Em meio à discussão sobre a abertura de novos cursos de medicina no Brasil, profissionais formados fora do país ganham espaço dentro do Mais Médicos e são atualmente 39% do corpo profissional do programa. Em junho passado, os formados no exterior representavam 21%.
Mais de 9 mil intercambistas fazem parte no programa atualmente, depois que a nova lei do Mais Médicos, com flexibilização para diplomas estrangeiros, foi sancionada no ano passado. A nova lei permitiu que brasileiros e estrangeiros formados no exterior possam participar do programa Mais Médicos por quatro anos sem precisar revalidar seus diplomas, desde que tenham registro para atuar no país de formação. Após esse período, os intercambistas só poderão ser recontratados se fizerem o Revalida.
As novas regras definidas em 2023 impulsionaram o número de profissionais atualmente inscritos, que é o maior já observado na história do programa, com 25 mil médicos espalhados pelo país.
Ao ser criado em 2013, o programa contava com médicos formados fora do país que eram majoritariamente estrangeiros.

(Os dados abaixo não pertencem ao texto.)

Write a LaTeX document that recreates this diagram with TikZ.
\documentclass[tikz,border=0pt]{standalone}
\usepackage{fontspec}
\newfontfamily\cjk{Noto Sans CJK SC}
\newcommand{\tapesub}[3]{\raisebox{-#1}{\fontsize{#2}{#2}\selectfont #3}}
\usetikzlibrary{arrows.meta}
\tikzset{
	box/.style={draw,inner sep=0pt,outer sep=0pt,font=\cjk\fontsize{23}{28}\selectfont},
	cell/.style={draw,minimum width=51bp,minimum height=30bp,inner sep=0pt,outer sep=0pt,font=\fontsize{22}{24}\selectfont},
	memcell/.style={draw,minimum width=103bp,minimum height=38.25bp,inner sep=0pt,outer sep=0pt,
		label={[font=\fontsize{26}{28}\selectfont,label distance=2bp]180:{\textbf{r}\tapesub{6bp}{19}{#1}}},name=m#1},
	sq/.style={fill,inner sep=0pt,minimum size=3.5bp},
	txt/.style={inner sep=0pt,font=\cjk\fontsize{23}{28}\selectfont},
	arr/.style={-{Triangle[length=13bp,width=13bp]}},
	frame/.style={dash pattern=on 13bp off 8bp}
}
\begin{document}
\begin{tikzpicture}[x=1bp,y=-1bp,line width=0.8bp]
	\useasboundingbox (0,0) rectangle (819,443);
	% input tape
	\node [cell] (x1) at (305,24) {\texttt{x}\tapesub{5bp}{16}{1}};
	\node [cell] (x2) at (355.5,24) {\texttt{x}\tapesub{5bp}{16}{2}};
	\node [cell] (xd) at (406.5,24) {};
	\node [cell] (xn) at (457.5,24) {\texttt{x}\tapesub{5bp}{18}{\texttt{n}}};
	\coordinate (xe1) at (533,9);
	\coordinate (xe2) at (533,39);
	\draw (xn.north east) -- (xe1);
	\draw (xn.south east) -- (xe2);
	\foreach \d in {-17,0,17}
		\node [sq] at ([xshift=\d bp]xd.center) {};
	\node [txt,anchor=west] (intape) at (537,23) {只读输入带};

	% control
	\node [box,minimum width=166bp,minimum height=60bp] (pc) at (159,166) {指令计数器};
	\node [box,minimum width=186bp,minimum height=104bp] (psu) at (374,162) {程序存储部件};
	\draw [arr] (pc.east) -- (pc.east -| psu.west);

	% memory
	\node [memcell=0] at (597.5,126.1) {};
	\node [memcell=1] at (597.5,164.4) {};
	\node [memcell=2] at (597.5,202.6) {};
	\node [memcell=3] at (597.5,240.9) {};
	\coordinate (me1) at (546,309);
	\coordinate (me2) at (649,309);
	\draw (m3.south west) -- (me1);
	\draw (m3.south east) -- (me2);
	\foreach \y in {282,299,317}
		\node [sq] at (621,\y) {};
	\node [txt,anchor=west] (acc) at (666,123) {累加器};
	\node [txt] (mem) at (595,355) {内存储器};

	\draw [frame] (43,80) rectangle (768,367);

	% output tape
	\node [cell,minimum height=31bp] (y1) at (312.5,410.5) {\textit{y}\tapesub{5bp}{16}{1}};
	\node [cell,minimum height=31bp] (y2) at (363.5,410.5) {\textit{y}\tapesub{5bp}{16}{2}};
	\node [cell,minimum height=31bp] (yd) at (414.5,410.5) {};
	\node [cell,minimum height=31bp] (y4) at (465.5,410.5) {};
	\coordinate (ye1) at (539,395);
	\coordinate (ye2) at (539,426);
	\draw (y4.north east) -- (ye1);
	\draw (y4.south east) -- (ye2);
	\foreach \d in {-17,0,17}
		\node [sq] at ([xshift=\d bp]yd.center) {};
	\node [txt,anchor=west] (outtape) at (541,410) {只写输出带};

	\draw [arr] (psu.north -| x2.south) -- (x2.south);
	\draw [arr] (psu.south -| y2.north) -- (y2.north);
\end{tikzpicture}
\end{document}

Desta vez o perfil dos profissionais é diferente: na retomada do programa a maioria dos intercambistas são brasileiros que se formaram em medicina fora do país. São mais de 7 mil brasileiros nessa situação.

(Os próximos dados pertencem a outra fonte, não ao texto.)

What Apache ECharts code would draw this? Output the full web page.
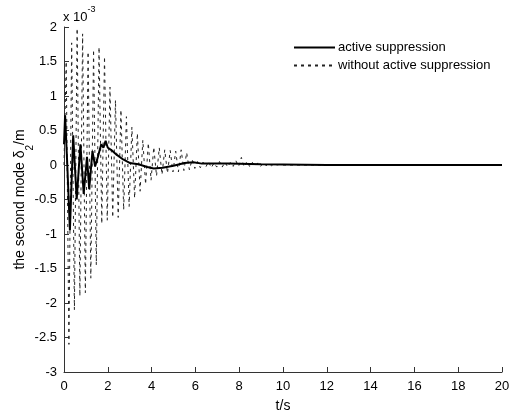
<!DOCTYPE html>
<html>
<head>
<meta charset="utf-8">
<script src="https://cdn.jsdelivr.net/npm/echarts@6/dist/echarts.min.js"></script>
<style>html,body{margin:0;padding:0;background:#fff;}#c{width:509px;height:413px;}</style>
</head>
<body>
<div id="c"></div>
<script>
// values in units of 1e-3 m
var seriesNames = ['active suppression', 'without active suppression'];
var xTicks = [0, 2, 4, 6, 8, 10, 12, 14, 16, 18, 20];
var yTicks = [-3, -2.5, -2, -1.5, -1, -0.5, 0, 0.5, 1, 1.5, 2];

var activeData = [
  [0.00, 0.30], [0.05, 0.72], [0.15, 0.00], [0.27, -0.95], [0.42, 0.43],
  [0.58, -0.50], [0.75, 0.30], [0.90, -0.42], [1.05, 0.12], [1.15, -0.35],
  [1.30, 0.20], [1.42, -0.02], [1.55, 0.12], [1.70, 0.30], [1.80, 0.25],
  [1.90, 0.35], [2.00, 0.25], [2.15, 0.22], [2.40, 0.15], [2.70, 0.08],
  [3.00, 0.03], [3.40, 0.01], [3.80, -0.03], [4.10, -0.05], [4.50, -0.04],
  [5.00, -0.01], [5.50, 0.03], [5.90, 0.04], [6.30, 0.02], [7.50, 0.02],
  [9.00, 0.01], [12.00, 0.00], [20.00, 0.00]
];

var passiveData = [
  [0.000, 0.00], [0.100, 1.50], [0.225, -2.60], [0.350, 1.77], [0.475, -2.10],
  [0.600, 1.98], [0.725, -1.90], [0.850, 1.90], [0.975, -1.85], [1.100, 1.64],
  [1.225, -1.64], [1.350, 1.67], [1.475, -1.45], [1.600, 1.71], [1.725, -0.85],
  [1.850, 1.57], [1.975, -0.80], [2.100, 1.13], [2.225, -0.76], [2.350, 0.94],
  [2.475, -0.76], [2.600, 0.80], [2.725, -0.65], [2.850, 0.70], [2.975, -0.60],
  [3.100, 0.55], [3.225, -0.48], [3.350, 0.46], [3.475, -0.38], [3.600, 0.36],
  [3.725, -0.28], [3.850, 0.32], [3.975, -0.22], [4.100, 0.26], [4.225, -0.16],
  [4.350, 0.25], [4.475, -0.14], [4.600, 0.22], [4.725, -0.12], [4.850, 0.21],
  [4.975, -0.10], [5.100, 0.20], [5.225, -0.10], [5.350, 0.22], [5.475, -0.08],
  [5.600, 0.18], [5.725, -0.07], [5.850, 0.08], [5.975, -0.05], [6.100, 0.05],
  [6.225, -0.04], [6.350, 0.04], [6.475, -0.03], [6.600, 0.05], [6.725, -0.04],
  [6.850, 0.03], [6.975, -0.03], [7.100, 0.05], [7.225, -0.03], [7.350, 0.04],
  [7.475, -0.03], [7.600, 0.04], [7.725, -0.02], [7.850, 0.06], [7.975, -0.02],
  [8.100, 0.11], [8.225, -0.03], [8.350, 0.05], [8.475, -0.02], [8.600, 0.04],
  [8.725, -0.02], [8.850, 0.03], [8.975, -0.02], [9.100, 0.03], [9.225, -0.01],
  [9.350, 0.02], [9.475, -0.01], [9.600, 0.02], [9.725, 0.00], [9.850, 0.01],
  [10.000, 0.00], [20.000, 0.00]
];

var chart = echarts.init(document.getElementById('c'));
var font = 'Liberation Sans, Arial, sans-serif';
chart.setOption({
  animation: false,
  backgroundColor: '#fff',
  grid: { left: 64, right: 7, top: 27, bottom: 41, containLabel: false, outerBoundsMode: 'none' },
  legend: {
    data: seriesNames,
    orient: 'vertical',
    left: 288, top: 36,
    itemWidth: 41, itemHeight: 10, itemGap: 5,
    itemStyle: { opacity: 0 },
    textStyle: { fontFamily: font, fontSize: 13, color: '#000', padding: [0, 0, 0, -2] }
  },
  graphic: [{
    type: 'text', left: 63, top: 5,
    style: {
      text: '{a|x 10}{b|-3}',
      rich: {
        a: { fontFamily: font, fontSize: 13, color: '#000', verticalAlign: 'bottom', padding: [6, 0, 0, 0] },
        b: { fontFamily: font, fontSize: 9, color: '#000', verticalAlign: 'top' }
      }
    }
  }],
  xAxis: {
    type: 'value', min: 0, max: 20, interval: 2,
    name: 't/s', nameLocation: 'middle', nameGap: 27, nameMoveOverlap: false,
    nameTextStyle: { fontFamily: font, fontSize: 14, color: '#000' },
    axisLine: { show: true, onZero: false, lineStyle: { color: '#333', width: 1 } },
    axisTick: { show: true, inside: true, length: 5, lineStyle: { color: '#333' } },
    axisLabel: { fontFamily: font, fontSize: 13, color: '#000', margin: 8,
      formatter: function (v) { return xTicks.indexOf(v) >= 0 ? String(v) : ''; } },
    splitLine: { show: false }
  },
  yAxis: {
    type: 'value', min: -3, max: 2, interval: 0.5,
    name: '{n|the second mode }{d|δ}{s|2}{n|/m}', nameLocation: 'middle', nameGap: 37, nameRotate: 90,
    nameMoveOverlap: false,
    nameTextStyle: {
      rich: {
        n: { fontFamily: font, fontSize: 14, color: '#000' },
        d: { fontFamily: font, fontSize: 14, color: '#000' },
        s: { fontFamily: font, fontSize: 10, color: '#000', verticalAlign: 'bottom', padding: [0, 0, -8, 0] }
      }
    },
    axisLine: { show: true, onZero: false, lineStyle: { color: '#333', width: 1 } },
    axisTick: { show: true, inside: true, length: 5, lineStyle: { color: '#333' } },
    axisLabel: { fontFamily: font, fontSize: 13, color: '#000', margin: 7,
      formatter: function (v) { return yTicks.indexOf(v) >= 0 ? String(v) : ''; } },
    splitLine: { show: false }
  },
  series: [
    {
      name: seriesNames[1], type: 'line', data: passiveData,
      symbol: 'none', smooth: false, z: 2,
      lineStyle: { color: '#222', width: 1, type: [3, 4] },
      itemStyle: { color: '#222' }
    },
    {
      name: seriesNames[0], type: 'line', data: activeData,
      symbol: 'none', smooth: false, z: 3,
      lineStyle: { color: '#000', width: 2 },
      itemStyle: { color: '#000' }
    }
  ]
});
</script>
</body>
</html>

Esses profissionais vêm sendo usados para atender regiões afastadas. Eles são, por exemplo, a maioria (85%) entre os médicos que atuam em áreas indígenas.
Amaury de Oliveira, 41 anos, é um dos intercambistas do Mais Médicos que atua em regiões mais vulneráveis. Atualmente, trabalha no Distrito Sanitário Especial Indígena Alto Rio Solimões, no Amazonas. Segundo ele, o posto de trabalho demanda uma dedicação quase exclusiva em sua vida para garantir o atendimento aos indígenas da região.
— Nós ficamos no stand-by, como se fosse um plantão de 25 dias. Esses 25 dias eu vivo, eu moro dentro da área. Então, se alguma mulher tiver um parto meia-noite, ou aqui na comunidade, ou numa comunidade próxima, eu tenho que pegar barco e ir lá fazer o parto.
Formado em Kursk, na Rússia, o médico conta que procurou um curso fora do país pelo mesmo motivo que muitos dos intercambistas brasileiros: o preço elevado das mensalidades de faculdades particulares no Brasil. Para o futuro, o médico planeja continuar em áreas indígenas e desenvolver o seu trabalho por meio das avaliações periódicas que o Mais Médicos demanda de intercambistas.
— Em grande centro já tem bastante gente atuando, então prefiro continuar por aqui — garante.
Áreas remotas
Segundo o secretário de Atenção Primária à Saúde do Ministério da Saúde (MS), Felipe Proenço, a maioria dos médicos formados fora do país estudaram em países da América Latina, principalmente Bolívia, Paraguai e Argentina. Proenço afirma que 60% dos médicos trabalham nos municípios mais vulneráveis do país são profissionais do programa.
— Essa variedade de profissionais no programa nos permite prover médicos em áreas mais remotas, porque contamos com os médicos com registro no Brasil, mas conta também com os médicos intercambistas para essa participação importante que eles têm — afirmou o secretário.
Dados do Conselho Federal de Medicina (CFM) mostram que a taxa de médicos por habitante no Brasil é 12 vezes maior em grandes centros do que nas menores cidades. Em municípios com mais de 500 mil habitantes, a proporção é de 6,12 profissionais para cada mil habitantes. Enquanto isso, em cidades com até 5 mil pessoas, o dado é de 0,48 médicos por grupo de mil habitantes.
Procurado, o afirmou que há quantitativo suficiente de médicos no país para atender todas essas demandas internas de alocação. “A atração de médicos para essas áreas de difícil movimento e a fixação deles nesses locais não acontecem porque não existe uma política pública que tenha estímulo com foco no profissional da medicina”, disse o CFM em nota.
A lei do Mais Médicos também aumentou a periodicidade do exame do Revalida, necessário para que médicos formados no exterior obtenham o registro para exercer medicina no Brasil. O exame era realizado uma vez por semestre e agora será aplicado a cada quatro meses.
O texto prevê, ainda, que os médicos intercambistas que revalidarem seus diplomas no Brasil possam contar o tempo de atuação no Mais Médicos como prova de título de especialista em Medicina de Família e Comunidade. Esse tempo também vai valer para atender requisitos de processos seletivos, como provas de concurso público e exames de título de especialista que exijam comprovação de experiência em serviços da atenção primária à saúde.